About Ridgeline Energy Services Inc.

Ridgeline Energy Services Inc. is an environmental technology and consulting company focused on waste management in the oil and gas industry. Through its subsidiary Ridgeline Water Inc., the Company is developing proprietary technology capable of efficiently treating large volumes of contaminated water generated by oil and gas producers. The Company is working with energy majors in the application of its proprietary technology for effective treatment of water for hydraulic fracturing, oil sands process water (SAGD and tailings ponds) and to recycle the water used in these oil and gas industry applications. Through its environmental consulting and remediation subsidiaries, Ridgeline Environment Inc. and Ridgeline GreenFill Inc., the Company has built a reputation as an established player in the provision of environmental services to Western Canada's large and growing oil and gas industry.
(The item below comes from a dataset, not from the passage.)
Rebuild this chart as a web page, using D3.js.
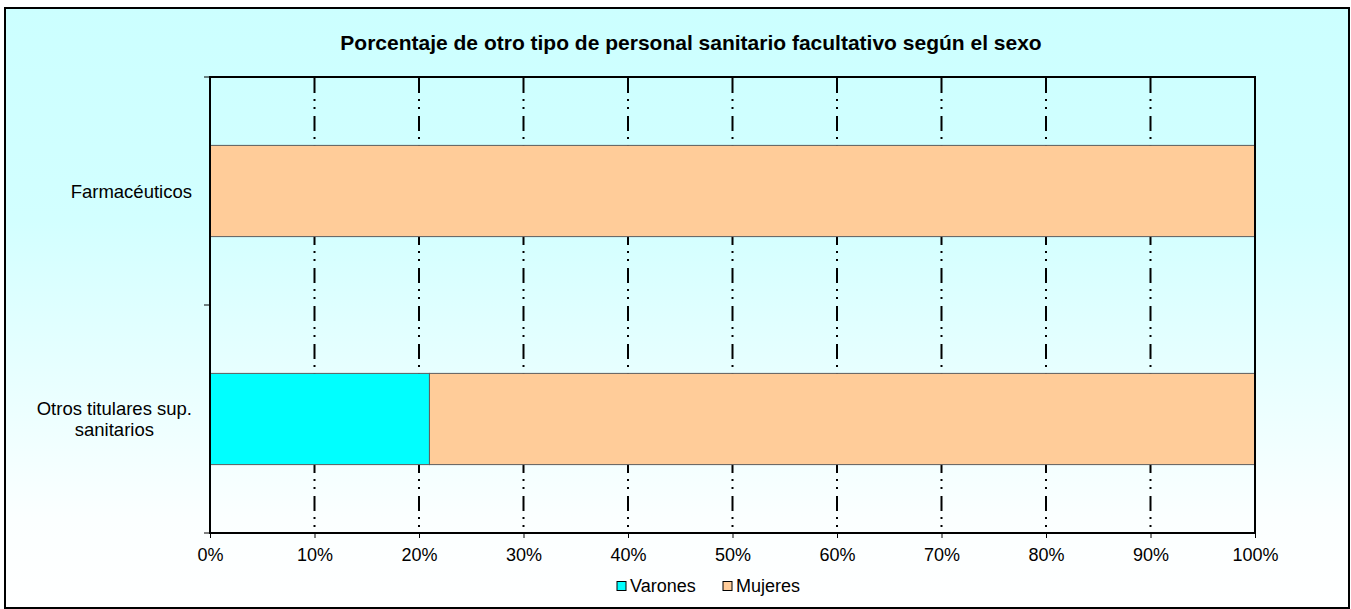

The Company trades on the TSX Venture Exchange under the symbol "RLE". Additional information is available on the Company's website at: www.ridgelinecanada.com.

For a video on hydraulic fracturing and our proprietary water treatment technology please follow this link: Ridgeline Video Presentation.
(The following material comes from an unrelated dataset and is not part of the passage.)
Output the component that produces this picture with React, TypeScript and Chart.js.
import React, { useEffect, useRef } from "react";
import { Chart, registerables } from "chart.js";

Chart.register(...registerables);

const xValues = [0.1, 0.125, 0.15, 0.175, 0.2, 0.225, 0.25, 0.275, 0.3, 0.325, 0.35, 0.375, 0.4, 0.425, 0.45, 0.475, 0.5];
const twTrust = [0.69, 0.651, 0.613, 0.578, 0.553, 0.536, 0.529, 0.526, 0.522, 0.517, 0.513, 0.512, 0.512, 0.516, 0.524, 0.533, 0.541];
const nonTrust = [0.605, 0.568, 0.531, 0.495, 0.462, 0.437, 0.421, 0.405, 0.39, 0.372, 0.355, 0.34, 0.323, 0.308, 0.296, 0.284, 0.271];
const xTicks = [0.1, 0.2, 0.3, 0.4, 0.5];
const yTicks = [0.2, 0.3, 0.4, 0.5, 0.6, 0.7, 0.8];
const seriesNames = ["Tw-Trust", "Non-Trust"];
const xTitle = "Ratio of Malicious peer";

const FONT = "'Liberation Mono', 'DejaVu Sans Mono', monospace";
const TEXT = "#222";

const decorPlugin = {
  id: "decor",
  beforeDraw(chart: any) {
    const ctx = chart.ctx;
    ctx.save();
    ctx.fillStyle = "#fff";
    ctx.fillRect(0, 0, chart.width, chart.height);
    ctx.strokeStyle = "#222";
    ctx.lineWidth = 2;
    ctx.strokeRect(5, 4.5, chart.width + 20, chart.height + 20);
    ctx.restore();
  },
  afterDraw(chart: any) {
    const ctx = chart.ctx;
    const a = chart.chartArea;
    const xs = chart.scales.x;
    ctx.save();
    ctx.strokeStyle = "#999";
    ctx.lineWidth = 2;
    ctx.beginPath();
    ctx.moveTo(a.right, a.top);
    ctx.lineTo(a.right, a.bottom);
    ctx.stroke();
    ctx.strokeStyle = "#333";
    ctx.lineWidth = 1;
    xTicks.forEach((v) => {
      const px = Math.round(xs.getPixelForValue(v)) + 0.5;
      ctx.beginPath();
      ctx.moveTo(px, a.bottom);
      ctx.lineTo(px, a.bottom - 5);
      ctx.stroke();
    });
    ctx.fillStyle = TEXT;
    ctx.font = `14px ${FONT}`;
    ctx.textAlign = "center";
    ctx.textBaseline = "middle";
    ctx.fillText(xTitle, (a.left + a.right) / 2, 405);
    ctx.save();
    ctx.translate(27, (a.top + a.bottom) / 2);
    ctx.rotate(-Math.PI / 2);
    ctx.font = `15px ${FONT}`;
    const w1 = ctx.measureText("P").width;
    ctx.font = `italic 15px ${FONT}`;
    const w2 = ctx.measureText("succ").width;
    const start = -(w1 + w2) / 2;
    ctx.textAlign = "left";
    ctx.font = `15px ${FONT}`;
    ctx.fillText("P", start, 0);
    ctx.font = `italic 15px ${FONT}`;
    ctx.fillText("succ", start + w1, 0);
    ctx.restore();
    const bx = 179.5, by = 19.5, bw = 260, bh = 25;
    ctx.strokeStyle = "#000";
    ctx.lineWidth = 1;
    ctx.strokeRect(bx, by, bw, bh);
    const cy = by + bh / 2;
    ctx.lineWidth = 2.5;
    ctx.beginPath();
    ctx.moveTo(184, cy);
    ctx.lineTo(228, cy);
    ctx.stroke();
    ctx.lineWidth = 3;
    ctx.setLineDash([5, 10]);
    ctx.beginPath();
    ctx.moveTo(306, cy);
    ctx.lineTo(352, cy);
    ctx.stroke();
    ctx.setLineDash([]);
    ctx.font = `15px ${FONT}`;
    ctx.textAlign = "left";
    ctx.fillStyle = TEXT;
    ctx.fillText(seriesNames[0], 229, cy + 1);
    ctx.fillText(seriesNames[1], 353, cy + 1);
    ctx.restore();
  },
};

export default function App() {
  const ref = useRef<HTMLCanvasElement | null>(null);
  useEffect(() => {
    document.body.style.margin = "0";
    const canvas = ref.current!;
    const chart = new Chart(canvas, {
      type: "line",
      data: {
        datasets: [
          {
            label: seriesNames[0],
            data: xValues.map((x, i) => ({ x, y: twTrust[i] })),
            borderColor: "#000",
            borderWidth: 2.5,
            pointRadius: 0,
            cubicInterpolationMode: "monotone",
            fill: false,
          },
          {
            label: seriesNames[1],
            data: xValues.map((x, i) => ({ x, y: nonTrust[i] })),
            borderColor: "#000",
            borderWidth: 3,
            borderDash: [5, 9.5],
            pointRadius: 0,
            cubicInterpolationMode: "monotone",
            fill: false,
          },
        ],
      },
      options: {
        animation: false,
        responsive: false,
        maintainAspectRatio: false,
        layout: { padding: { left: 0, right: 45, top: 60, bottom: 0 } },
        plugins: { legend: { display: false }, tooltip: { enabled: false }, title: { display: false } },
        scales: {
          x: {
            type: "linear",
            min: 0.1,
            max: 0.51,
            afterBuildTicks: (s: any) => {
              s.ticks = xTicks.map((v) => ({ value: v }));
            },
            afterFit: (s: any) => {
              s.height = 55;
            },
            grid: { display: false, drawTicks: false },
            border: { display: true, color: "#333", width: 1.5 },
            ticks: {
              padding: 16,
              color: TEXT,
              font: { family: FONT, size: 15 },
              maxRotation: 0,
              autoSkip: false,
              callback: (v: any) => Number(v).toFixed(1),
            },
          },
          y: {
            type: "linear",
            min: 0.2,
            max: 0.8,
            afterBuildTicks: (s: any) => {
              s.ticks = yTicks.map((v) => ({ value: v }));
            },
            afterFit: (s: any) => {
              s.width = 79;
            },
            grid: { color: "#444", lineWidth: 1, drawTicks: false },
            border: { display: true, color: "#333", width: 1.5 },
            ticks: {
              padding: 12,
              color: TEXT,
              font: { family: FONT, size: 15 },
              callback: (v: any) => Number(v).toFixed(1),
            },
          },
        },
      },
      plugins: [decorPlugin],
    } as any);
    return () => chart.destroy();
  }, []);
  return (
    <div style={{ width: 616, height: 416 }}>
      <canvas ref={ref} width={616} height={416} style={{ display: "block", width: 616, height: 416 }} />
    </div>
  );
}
The preceding discussion and analysis, prepared as of September 29, 2011, should be read in conjunction with the interim financial statements for the quarter ended June 30, 2011, and related notes attached thereto (the "Financial Statements") and MD&A for the same period, which are prepared in accordance with International Financial Reporting Standards. All amounts are stated in Canadian dollars unless otherwise indicated. Statements in this release that are not historical facts but are forward-looking involve known and unknown risks and uncertainties that could cause actual results to vary considerably from these statements.

This news release may contain forward-looking statements. Forward-looking statements address future events and conditions and therefore, involve inherent risks and uncertainties. Actual results may differ materially from those currently anticipated in such statements. Such information is subject to known and unknown risks, uncertainties and other factors that could influence actual results or events and cause actual results or events to differ materially from those stated, anticipated or implied in the forward-looking information. Readers are cautioned not to place undue reliance on forward-looking information, as no assurances can be given as to future results, levels of activity or achievements.

Neither TSX Venture Exchange nor its Regulation Services Provider (as that term is defined in the policies of the TSX Venture Exchange) accepts responsibility for the adequacy or accuracy of this news release.